Yes FC, No FC
The Baloch Hal Editorial:
On Mar 24th, 2010
By Malik Siraj Akbar
Chief Minister Balochistan Nawab Mohammad Aslam Riasani has once again thundered against the Frontier Corps (FC), a federal paramilitary force, for not abiding by the instructions of the provincial government. A disobedient FC, he whined, was finally transforming the prime ministerial Aghaz-e-Haqooq-e-Balochistan (beginning of Balochistan’s rights) Package into Aghaz-e-Isthesal-e-Balochistan (beginning of exploitation of Balochistan’s rights). Raisani has been consistently holding the FC responsible for alienating the people of Balochistan by its aggressive operations in different parts of the province. A “parallel government” is what Raisani believes the FC has established in a province where the democratic government is currently endeavoring to reconcile with the disillusioned Baloch nationalists.
Raisani’s criticism of the FC has raised many eyebrows. After all, it was the chief minister himself who formally and officially requested the FC to take control of Quetta and different parts of Balochistan in order to establish the writ of the government. What is it then that entices the CM to conclude that the FC should abide by his orders. It was not long ago when the FC took charge of all parts of Quetta in less than 20 hours when its services were sought to assist the local police to curb target killings in Quetta?
Major General Saleem Nawaz, the inspector General of the FC, has time and again refuted the allegations concerning FC running a parallel government in Balochistan. Instead, it only works on the instructions given from the top. Governor Balochistan Nawab Zulfiqar Ali Magsi, who is the representative of the president of Pakistan, also came up with a similar response saying that if the provincial government was dissatisfied with the role of the FC then it should formally request the federal government for the withdrawal of the FC. For unknown reasons, the Balochistan government is reluctant to issues such orders.
Since the FC is under the control of the federal government, the complaint by the chief minister is ungrounded that the former does not comply with the latter’s instructions. The proper channel for Balochistan government to seek the services of the FC is to contact the ministry of interior affairs in Islamabad. It is orders from Islamabad that activate the FC in Balochistan. Currently, there is no constitutional arrangement that the FC should be accountable to the chief minister or accept his instructions. If the FC in Balochistan is going to comply with the instructions issued by the chief minister then what is going to be the status of the other federal paramilitary forces in the remaining three provinces? Hence, it is an invalid complaint that the FC does not abide by the orders of Balochistan government.
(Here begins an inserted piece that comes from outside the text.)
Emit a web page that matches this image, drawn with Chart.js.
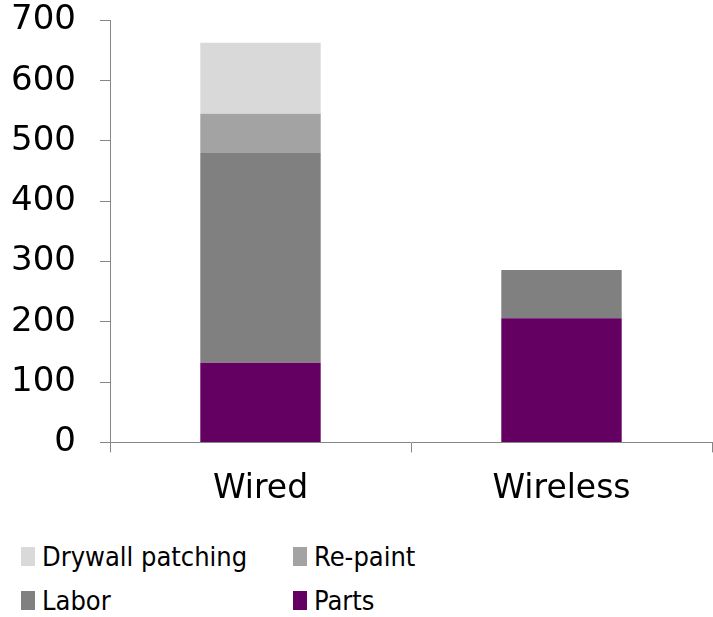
<!DOCTYPE html>
<html>
<head>
<meta charset="utf-8">
<script src="https://cdn.jsdelivr.net/npm/chart.js@4"></script>
<style>
  html, body { margin: 0; padding: 0; background: #fff; overflow: hidden; }
  #wrap { position: relative; width: 713px; height: 617px; overflow: hidden; }
  #chartBox { position: absolute; left: 0; top: -24px; width: 713px; height: 550px; }
  #legend { position: absolute; left: 21px; top: 534px; display: grid; grid-template-columns: 272px 272px; grid-auto-rows: 44px; font-family: "DejaVu Sans Condensed", "DejaVu Sans", sans-serif; font-size: 27px; color: #000; }
  .item { display: flex; align-items: center; white-space: nowrap; }
  .sw { width: 14px; height: 19px; margin-right: 7px; flex: none; }
</style>
</head>
<body>
<div id="wrap">
  <div id="chartBox"><canvas id="c"></canvas></div>
  <div id="legend"></div>
</div>
<script>
const categories = ["Wired", "Wireless"];
const seriesNames = ["Parts", "Labor", "Re-paint", "Drywall patching"];
const parts = [132, 206];
const labor = [348, 80];
const repaint = [65, 0];
const drywall = [118, 0];
const seriesColors = ["#630062", "#808080", "#a3a3a3", "#d9d9d9"];
const yTicks = [0, 100, 200, 300, 400, 500, 600, 700];
const legendOrder = ["Drywall patching", "Re-paint", "Labor", "Parts"];

const values = [parts, labor, repaint, drywall];
const datasets = seriesNames.map((n, i) => ({
  label: n,
  data: values[i],
  backgroundColor: seriesColors[i],
  borderWidth: 0,
  categoryPercentage: 1.0,
  barPercentage: 0.4
}));

const axisColor = "#868686";
new Chart(document.getElementById("c"), {
  type: "bar",
  data: { labels: categories, datasets },
  options: {
    responsive: true,
    maintainAspectRatio: false,
    animation: false,
    layout: { padding: { top: 0, right: 1, left: 0, bottom: 0 } },
    plugins: { legend: { display: false }, tooltip: { enabled: false } },
    scales: {
      x: {
        stacked: true,
        offset: true,
        grid: { offset: true, drawOnChartArea: false, drawTicks: true, tickLength: 10, color: axisColor },
        border: { color: axisColor, width: 1 },
        ticks: { color: "#000", padding: 17, font: { family: "DejaVu Sans", size: 33 } }
      },
      y: {
        stacked: true,
        min: 0,
        max: 700,
        afterBuildTicks: (axis) => { axis.ticks = yTicks.map(v => ({ value: v })); },
        afterFit: (axis) => { axis.width = 110; },
        grid: { drawOnChartArea: false, drawTicks: true, tickLength: 10, color: axisColor },
        border: { color: axisColor, width: 1 },
        ticks: { color: "#000", padding: 24, font: { family: "DejaVu Sans", size: 34 } }
      }
    }
  }
});

const legend = document.getElementById("legend");
legendOrder.forEach(name => {
  const i = seriesNames.indexOf(name);
  const it = document.createElement("div");
  it.className = "item";
  const sw = document.createElement("span");
  sw.className = "sw";
  sw.style.background = seriesColors[i];
  const t = document.createElement("span");
  t.textContent = name;
  it.appendChild(sw);
  it.appendChild(t);
  legend.appendChild(it);
});
</script>
</body>
</html>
The biggest mistake made by successive governments in Balochistan was the silent acceptance of the FC to work as a community police in the province rather than guarding the frontiers we share with Iran and Afghanistan. It is currently a catch 22 situation for the government in Quetta. One must confess that the FC proved highly successful in the first few months of its deployment in Quetta for the purpose of containing target killings. It was a task that should have ideally been performed by the police, not the FC. With the FC becoming an indispensable need for the government, the former grew overconfident and more arrogant. It grossly violated its mandate. Soon, there was a hue and cry from different parts of Balochistan about maltreatment of civilians, particularly the activists of rival political parties, by the FC which was accused of insulting local people at different check points. This culminated in hatred against the FC and complaints by the masses about lack of action by the provincial government to check the growing powers of the FC.
Now, even the FC has failed to grapple with targeted killings in Quetta. After the killing of Abdul Majeed Langove, an accomplished commander of the Baloch Liberation Army (BLA), the armed groups threatened to avenge the killing of their leader by the FC in an operation in Quetta. Since then, around 22 people have been killed in various districts in a host of cases of target killings. What is the next option left for the provincial government once even the FC fails to deliver the assigned tasks?
While the blame game between the CM and the FC may continue, this does not provide a roadmap to the solution of the Baloch issue and return of peace in Balochistan, mainly its capital Quetta. On their part, the armed groups might be viewing the CM-FC vendetta as a remarkable achievement as the ultimate goal in a guerilla war is to exhaust, not necessarily defeat, your opponent.